Although there are many different interpretations of home, who says, “you can’t go home again?” Here’s the thing. Being Mom to four kids, one a recent graduate of New Paltz, and two others still in college, from my perspective, oh yes you can. And you do.
My daughter recently moved in with her boyfriend and got a new job. Although she doesn’t come over to do her wash, she does call to see if there is anything she can grab for lunch, or asks what her dad is cooking for dinner. Friday night is grocery night for her and her honey. Do they only shop for a few days, then leave the rest to chance? I think I will ask her the next time she is in the kitchen making herself a tuna sandwich.
The two college boys, one a senior in Florida, the other a junior in Vermont, are a little too far away to drop in for a meal. But when they are home, they don’t skip a beat. The dirty laundry gets dumped in the basement. George, the family cat, gets checked for his latest softness level. The fridge gets raided, and the homebound little brother gets moved from his favorite spot on the couch. Since their dad is the head chef of the house, he might be home from work 2.3 seconds before they too want to know what’s for dinner.

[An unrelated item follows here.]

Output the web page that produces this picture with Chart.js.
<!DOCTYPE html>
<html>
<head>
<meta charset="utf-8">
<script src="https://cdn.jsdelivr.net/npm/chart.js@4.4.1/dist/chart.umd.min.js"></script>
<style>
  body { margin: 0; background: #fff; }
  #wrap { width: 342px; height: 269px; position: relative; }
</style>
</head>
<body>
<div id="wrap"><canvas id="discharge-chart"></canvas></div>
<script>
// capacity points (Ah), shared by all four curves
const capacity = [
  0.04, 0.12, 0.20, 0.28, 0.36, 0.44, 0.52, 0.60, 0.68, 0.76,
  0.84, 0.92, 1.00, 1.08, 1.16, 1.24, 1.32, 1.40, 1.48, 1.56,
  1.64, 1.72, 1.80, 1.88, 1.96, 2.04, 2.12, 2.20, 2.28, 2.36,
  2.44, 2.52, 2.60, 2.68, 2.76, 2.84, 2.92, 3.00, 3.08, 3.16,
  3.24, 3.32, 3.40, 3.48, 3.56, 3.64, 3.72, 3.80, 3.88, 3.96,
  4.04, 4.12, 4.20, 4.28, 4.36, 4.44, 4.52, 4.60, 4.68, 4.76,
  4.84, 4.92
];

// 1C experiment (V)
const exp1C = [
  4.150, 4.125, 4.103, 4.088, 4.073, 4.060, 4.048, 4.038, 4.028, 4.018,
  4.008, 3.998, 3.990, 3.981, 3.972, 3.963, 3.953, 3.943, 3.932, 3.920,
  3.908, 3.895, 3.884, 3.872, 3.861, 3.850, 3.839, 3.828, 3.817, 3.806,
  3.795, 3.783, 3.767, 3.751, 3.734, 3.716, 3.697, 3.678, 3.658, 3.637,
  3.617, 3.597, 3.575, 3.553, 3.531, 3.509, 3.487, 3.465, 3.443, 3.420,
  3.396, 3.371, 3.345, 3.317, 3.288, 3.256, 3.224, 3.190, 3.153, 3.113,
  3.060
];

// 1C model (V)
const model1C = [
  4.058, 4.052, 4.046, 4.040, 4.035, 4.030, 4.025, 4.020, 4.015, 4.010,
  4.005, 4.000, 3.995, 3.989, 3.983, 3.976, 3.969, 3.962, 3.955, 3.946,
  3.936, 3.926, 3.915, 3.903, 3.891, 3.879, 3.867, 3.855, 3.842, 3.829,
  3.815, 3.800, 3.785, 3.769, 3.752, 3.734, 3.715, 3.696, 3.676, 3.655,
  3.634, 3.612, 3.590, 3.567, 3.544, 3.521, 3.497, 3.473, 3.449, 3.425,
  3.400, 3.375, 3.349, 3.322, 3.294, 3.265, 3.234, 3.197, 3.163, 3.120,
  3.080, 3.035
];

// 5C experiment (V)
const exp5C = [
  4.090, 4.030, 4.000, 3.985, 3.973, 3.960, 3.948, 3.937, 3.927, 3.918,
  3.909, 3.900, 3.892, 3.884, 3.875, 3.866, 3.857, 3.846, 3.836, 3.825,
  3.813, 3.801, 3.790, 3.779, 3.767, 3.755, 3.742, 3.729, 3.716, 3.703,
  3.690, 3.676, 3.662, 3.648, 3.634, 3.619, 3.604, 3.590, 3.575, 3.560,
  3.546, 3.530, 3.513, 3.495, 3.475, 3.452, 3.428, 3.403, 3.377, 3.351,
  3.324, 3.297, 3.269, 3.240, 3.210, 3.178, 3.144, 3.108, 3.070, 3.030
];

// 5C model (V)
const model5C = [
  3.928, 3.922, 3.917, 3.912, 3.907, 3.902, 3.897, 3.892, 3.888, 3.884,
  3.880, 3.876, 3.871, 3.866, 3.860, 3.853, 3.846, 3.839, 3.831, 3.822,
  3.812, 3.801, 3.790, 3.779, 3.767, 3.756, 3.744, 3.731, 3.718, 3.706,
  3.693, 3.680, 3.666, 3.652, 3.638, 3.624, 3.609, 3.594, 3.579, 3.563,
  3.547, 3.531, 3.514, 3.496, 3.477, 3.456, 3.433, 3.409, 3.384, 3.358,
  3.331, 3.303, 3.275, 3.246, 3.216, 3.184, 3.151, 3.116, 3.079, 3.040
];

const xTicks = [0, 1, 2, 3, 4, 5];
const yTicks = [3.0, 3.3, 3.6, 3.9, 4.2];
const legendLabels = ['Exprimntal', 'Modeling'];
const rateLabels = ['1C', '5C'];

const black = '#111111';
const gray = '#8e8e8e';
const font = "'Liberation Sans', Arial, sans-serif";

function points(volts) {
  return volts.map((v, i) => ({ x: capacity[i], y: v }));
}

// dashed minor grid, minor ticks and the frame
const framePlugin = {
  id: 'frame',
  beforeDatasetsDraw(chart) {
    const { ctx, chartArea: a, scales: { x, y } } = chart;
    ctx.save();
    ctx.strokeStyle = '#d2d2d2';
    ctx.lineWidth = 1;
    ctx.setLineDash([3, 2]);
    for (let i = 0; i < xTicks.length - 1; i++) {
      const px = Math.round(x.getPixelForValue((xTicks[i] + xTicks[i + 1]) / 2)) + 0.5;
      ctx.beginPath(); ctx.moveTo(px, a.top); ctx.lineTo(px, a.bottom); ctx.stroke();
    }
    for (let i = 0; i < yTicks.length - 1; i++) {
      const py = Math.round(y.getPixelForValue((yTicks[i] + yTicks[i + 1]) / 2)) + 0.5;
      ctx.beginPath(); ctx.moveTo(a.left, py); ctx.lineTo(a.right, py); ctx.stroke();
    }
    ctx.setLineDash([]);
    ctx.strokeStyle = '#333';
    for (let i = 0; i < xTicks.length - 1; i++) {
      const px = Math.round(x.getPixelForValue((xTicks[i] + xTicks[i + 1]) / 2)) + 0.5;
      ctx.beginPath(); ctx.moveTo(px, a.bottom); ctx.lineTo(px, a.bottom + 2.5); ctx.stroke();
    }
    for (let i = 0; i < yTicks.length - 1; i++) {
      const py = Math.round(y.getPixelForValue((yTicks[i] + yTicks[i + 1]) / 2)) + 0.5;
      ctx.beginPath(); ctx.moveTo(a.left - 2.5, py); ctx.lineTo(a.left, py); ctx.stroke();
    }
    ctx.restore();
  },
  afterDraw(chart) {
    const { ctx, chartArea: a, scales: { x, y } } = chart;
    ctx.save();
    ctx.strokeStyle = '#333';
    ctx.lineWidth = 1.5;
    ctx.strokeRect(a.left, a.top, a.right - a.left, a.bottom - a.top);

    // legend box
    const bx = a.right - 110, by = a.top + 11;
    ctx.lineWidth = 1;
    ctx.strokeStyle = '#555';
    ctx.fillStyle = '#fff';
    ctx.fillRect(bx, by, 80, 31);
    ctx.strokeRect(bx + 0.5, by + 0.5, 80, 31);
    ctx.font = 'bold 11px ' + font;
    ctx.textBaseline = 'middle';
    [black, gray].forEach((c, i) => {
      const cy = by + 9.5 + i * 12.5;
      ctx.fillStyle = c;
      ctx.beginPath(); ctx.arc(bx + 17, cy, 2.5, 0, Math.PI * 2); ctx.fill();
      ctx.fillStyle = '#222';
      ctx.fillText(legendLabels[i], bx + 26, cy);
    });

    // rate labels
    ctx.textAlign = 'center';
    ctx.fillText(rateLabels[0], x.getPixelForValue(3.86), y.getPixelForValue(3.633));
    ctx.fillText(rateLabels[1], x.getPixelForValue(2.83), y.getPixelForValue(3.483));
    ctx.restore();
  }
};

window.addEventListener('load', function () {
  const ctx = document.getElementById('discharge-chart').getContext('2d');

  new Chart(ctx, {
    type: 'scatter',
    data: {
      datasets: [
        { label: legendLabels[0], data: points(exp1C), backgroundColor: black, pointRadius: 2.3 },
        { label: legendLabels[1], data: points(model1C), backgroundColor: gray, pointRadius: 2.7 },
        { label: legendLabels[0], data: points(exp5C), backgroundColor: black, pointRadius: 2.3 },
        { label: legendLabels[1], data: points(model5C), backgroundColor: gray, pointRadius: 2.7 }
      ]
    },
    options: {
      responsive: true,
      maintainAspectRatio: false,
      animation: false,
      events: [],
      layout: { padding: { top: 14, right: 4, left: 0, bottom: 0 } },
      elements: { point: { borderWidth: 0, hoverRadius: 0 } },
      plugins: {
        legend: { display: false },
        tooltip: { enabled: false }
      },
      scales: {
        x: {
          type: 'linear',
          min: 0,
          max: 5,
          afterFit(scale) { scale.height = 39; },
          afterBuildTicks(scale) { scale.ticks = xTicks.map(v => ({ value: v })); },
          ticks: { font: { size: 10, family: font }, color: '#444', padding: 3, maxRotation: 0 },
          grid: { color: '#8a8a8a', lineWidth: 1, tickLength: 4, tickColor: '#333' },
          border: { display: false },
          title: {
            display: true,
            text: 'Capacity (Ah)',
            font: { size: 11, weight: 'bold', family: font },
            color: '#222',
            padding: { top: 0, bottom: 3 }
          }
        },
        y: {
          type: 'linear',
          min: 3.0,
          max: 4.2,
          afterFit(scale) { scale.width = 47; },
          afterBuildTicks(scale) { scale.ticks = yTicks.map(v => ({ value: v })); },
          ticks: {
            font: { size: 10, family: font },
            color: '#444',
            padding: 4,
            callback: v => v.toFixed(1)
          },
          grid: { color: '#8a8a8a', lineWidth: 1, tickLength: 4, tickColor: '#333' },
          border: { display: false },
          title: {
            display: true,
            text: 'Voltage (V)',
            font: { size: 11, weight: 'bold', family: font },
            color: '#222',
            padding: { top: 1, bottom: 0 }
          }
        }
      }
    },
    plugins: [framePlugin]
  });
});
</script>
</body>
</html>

Please. Don’t get me wrong. It is okay when my kids make their way through the front door. Whether it is for a meal or a week, I love when they are home. I have missed them. But here’s the thing, just because they have been out on their own, doesn’t mean things are different in the day to day workings of the house they grew up in. Garbage still needs to go out, the drainboard needs emptying, groceries need to be put away, and manners still matter.
Although we are a loving family, everyone isn’t all huggy-smoochy. You and yours may or may not be either. But do me a solid. When you do go home with a suitcase full of stinky t-shirts and track pants, a little hug, being nice to your younger sibling, and feeding the family pet is noticed and appreciated. Straighten up your room. Don’t leave your smelly clothes or wet towels on the floor. Show your parents they taught you how to be a good human out in the world.
We know you won’t always remember to send a Hallmark card, but when you are home, how about a “thanks Ma,” or a “love ya Dad?” It doesn’t cost you anything but time and effort. It won’t kill you either, and trust me. It will make your folks happier than you could ever know.